Here’s the problem. I don’t much care for Chesney and he is no Garth Brooks. Garth made Country Music come alive. He had a personality that drew the audience into whatever he was doing and a showmanship that made you look even if you didn’t want to. Garth’s music was country but it reached out to everyone. And at the end of his shows, Garth could take off his hat and take a bow.
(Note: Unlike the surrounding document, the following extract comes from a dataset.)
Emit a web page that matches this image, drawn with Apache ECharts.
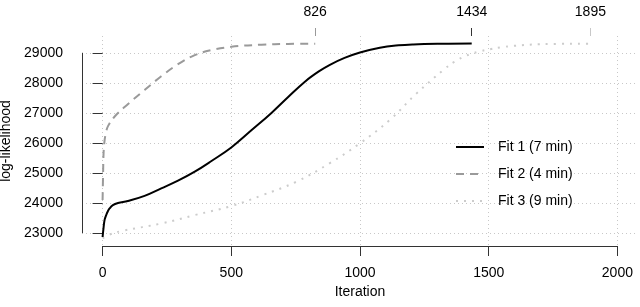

Chesney is a bore. His music hasn’t changed since she thought his tractor was sexy. Yes, he did have a couple of catchy tunes with a Caribbean sound, okay, Caribbean tobacco chewing sound but, at some point it was decided that all his releases would sound the same. It is a pathetic, love sick dweeb who just can’t forget the past and she’s so darn perfect, remember how great it was and she is, blah, blah, blah, blah. Cheney’s music has no original thoughts or changes. The songs all have the same rhythm to them with the same guitar solo somewhere in the middle and the same chipmunk chaw vocals all the way through. And if you listen to the three main country stations in Nashville, home of Country Music, you are treated to this cardboard box music at least once an hour. Along with Faith and Tim, that’s it. Belch!

Country Music sales are pathetic. That’s not to say that any area of the music industry is booming. For that matter, entertainment as a whole is stagnant. I wonder why? Could it be that, instead of giving people choices, lots and lots of diverse choices, the entire entertainment business has decided to force-feed the consumer one brand of crap? Note to executives across the country, listen 24/7 to the noise you are programming and ask yourself if you would buy it.

In a couple of weeks I will be listening to Christmas music. Hey, Country Music, see you … or rather, hear you again in January. I’m going out on a limb here and predict I will be hearing nothing new.